[Task to carry out]: Find the lines containing "this" and say how many there are, with no other words.

[Data provided]:
==============================
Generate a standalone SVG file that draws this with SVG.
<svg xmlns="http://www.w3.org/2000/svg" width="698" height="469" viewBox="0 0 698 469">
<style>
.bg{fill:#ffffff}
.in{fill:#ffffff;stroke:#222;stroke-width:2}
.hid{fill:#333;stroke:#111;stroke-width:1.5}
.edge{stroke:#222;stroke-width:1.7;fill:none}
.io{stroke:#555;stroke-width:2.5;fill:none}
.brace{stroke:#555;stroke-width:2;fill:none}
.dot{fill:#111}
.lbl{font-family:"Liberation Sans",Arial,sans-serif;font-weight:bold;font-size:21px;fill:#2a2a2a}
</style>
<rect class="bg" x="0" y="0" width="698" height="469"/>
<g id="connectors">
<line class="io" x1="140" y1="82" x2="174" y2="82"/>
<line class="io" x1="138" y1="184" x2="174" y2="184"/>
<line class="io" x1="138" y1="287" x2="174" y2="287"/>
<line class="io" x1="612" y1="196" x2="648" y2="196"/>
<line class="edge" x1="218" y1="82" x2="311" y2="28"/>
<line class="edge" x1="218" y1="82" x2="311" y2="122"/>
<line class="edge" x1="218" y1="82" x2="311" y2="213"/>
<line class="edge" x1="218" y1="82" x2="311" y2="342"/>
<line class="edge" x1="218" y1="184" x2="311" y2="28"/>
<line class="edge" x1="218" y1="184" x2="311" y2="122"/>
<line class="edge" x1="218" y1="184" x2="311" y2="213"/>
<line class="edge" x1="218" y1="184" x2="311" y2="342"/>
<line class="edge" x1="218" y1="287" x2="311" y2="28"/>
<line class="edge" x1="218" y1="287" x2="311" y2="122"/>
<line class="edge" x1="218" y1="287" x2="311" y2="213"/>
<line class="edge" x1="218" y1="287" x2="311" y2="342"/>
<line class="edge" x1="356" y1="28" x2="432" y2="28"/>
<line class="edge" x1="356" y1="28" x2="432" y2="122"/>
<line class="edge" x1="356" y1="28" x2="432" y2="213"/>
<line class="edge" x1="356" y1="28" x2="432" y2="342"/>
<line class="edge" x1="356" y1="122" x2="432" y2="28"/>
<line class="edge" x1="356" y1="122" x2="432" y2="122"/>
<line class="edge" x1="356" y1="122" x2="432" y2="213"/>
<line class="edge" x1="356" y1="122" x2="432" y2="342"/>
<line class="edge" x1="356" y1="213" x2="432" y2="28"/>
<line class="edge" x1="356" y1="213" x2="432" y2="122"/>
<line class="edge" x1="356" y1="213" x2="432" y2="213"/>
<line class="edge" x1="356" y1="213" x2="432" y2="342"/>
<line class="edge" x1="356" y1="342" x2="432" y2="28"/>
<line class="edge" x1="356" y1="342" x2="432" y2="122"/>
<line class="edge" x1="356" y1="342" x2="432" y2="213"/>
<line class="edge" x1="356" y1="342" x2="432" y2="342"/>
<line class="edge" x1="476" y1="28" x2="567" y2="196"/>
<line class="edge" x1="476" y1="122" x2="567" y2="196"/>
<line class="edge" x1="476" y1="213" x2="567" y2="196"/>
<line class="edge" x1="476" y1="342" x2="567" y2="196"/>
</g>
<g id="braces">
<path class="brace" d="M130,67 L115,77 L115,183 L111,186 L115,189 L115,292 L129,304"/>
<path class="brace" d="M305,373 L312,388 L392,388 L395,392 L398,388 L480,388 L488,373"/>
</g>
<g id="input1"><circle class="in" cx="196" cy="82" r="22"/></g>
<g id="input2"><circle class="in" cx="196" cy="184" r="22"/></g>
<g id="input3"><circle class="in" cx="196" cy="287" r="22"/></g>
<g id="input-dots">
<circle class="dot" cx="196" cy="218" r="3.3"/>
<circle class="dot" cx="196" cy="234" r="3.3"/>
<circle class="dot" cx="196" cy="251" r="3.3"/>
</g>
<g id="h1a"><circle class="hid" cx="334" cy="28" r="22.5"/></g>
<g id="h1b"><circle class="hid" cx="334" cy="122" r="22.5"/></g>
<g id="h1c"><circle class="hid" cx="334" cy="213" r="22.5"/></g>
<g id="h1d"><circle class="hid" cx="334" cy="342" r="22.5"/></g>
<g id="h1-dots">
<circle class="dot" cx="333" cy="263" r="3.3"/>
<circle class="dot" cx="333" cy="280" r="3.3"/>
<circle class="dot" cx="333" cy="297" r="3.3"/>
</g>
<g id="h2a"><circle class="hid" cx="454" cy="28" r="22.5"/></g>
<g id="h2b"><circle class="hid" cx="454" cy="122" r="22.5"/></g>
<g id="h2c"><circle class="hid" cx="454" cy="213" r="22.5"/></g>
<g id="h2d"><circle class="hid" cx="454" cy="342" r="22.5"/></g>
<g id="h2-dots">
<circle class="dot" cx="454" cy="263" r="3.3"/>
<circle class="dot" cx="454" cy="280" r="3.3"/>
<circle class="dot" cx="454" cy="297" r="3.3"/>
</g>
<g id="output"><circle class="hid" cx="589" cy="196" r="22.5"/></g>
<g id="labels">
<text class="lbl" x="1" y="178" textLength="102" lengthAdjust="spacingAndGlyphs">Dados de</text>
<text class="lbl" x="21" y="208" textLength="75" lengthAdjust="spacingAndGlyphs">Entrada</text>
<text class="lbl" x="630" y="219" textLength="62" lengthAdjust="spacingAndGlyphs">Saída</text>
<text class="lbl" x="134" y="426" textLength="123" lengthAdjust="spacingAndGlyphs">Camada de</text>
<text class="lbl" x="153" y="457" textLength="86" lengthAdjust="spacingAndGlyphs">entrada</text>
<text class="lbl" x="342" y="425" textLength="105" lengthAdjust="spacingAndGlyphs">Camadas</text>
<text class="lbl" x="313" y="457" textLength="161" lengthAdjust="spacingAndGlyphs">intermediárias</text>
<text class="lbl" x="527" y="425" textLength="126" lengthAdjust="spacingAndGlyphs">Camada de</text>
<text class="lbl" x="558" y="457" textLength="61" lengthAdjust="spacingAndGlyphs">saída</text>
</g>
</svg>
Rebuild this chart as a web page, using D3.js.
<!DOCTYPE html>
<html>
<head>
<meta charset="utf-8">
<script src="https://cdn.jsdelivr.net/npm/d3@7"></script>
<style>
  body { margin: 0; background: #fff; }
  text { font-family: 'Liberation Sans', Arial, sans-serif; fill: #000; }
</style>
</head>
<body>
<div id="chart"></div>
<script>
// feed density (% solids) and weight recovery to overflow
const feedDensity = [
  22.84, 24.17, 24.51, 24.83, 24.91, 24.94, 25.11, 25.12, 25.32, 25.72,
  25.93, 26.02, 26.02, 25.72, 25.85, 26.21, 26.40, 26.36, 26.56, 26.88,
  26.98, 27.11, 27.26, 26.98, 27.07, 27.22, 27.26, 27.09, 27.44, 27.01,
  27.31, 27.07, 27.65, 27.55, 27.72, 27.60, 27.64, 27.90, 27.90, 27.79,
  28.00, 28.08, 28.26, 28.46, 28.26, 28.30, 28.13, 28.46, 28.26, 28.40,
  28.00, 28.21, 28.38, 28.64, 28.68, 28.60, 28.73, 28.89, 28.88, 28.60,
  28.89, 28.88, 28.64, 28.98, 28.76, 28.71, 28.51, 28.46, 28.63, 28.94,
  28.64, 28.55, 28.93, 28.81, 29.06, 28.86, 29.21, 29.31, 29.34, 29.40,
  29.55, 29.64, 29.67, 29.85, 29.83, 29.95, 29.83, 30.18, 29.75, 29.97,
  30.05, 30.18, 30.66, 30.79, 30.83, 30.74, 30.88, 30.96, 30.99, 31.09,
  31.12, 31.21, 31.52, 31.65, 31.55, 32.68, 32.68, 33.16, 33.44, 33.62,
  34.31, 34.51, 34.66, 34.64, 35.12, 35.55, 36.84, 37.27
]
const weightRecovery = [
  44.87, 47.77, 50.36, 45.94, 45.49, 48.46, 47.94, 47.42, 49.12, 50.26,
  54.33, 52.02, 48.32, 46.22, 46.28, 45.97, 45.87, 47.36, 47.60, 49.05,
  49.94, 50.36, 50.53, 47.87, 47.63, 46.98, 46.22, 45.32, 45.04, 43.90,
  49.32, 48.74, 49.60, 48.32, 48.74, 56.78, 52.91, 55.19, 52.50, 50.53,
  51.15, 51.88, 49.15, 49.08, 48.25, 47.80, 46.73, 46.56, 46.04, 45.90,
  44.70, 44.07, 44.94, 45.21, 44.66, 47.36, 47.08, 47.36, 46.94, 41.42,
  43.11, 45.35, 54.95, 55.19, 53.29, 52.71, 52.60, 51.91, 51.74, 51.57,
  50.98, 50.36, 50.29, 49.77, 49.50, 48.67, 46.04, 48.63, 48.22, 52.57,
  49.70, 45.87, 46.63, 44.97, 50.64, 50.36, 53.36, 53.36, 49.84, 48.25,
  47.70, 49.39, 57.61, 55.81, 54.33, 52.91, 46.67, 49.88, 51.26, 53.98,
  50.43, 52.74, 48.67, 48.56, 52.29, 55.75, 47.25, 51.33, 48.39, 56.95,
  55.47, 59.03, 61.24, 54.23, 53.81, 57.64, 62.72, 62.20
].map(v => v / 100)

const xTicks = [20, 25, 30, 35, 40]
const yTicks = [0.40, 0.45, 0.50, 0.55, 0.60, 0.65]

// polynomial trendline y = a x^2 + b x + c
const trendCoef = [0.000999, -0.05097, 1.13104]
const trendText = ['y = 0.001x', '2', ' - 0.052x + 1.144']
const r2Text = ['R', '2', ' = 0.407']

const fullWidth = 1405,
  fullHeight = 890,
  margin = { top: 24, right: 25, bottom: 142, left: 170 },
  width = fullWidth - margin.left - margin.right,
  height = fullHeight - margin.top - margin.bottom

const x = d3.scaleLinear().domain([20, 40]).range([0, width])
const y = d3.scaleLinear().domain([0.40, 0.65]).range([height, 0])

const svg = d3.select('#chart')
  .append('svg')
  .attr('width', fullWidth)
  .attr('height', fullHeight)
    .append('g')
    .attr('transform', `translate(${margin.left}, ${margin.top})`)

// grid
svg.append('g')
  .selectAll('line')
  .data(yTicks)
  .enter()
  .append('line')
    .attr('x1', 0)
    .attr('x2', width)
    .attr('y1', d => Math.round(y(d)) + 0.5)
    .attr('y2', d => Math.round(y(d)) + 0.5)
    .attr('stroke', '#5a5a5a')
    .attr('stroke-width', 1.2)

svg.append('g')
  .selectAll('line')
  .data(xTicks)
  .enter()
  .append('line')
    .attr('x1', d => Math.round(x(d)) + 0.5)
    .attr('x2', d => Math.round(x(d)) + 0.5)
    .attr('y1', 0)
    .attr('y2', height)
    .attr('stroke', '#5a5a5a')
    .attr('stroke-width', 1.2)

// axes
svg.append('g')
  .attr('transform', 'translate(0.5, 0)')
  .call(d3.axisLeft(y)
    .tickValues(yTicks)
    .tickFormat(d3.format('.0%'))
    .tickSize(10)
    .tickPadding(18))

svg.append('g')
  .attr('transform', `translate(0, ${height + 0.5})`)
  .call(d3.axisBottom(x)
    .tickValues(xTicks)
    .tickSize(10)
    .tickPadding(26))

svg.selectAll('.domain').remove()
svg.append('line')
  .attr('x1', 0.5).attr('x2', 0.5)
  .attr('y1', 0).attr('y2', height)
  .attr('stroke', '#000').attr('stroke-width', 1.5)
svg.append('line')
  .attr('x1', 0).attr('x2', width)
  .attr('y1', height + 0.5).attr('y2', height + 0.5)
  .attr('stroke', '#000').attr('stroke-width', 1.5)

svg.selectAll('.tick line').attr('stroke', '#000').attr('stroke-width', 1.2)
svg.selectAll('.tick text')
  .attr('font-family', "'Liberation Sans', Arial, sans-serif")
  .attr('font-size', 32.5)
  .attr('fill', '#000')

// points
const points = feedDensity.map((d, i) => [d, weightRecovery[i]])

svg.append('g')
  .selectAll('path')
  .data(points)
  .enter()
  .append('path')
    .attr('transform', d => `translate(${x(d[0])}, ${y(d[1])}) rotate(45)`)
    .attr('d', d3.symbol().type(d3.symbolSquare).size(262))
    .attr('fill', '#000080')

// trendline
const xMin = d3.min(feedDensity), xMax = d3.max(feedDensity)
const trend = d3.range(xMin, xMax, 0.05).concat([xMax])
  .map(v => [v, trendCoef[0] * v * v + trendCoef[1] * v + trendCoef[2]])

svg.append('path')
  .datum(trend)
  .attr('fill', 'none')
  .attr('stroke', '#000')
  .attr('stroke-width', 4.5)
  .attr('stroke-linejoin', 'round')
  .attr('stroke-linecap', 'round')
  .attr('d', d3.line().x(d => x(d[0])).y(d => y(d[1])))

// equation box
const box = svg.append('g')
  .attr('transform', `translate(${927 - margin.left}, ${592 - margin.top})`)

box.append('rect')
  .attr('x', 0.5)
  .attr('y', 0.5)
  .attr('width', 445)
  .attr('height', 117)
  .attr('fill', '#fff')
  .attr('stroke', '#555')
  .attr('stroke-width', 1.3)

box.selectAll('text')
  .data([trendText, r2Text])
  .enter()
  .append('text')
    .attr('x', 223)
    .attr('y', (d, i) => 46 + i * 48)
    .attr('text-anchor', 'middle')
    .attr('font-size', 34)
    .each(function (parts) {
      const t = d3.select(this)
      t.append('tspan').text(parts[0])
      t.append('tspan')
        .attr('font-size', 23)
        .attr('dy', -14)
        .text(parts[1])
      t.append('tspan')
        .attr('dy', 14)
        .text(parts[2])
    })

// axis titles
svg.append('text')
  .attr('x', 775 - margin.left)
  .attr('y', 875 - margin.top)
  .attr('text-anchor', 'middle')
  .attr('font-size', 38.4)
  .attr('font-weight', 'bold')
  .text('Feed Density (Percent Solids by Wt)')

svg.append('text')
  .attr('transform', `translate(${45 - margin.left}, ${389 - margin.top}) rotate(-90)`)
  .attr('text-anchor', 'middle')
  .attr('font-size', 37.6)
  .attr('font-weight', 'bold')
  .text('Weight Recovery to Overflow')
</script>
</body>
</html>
==============================
[Worked answer]: 3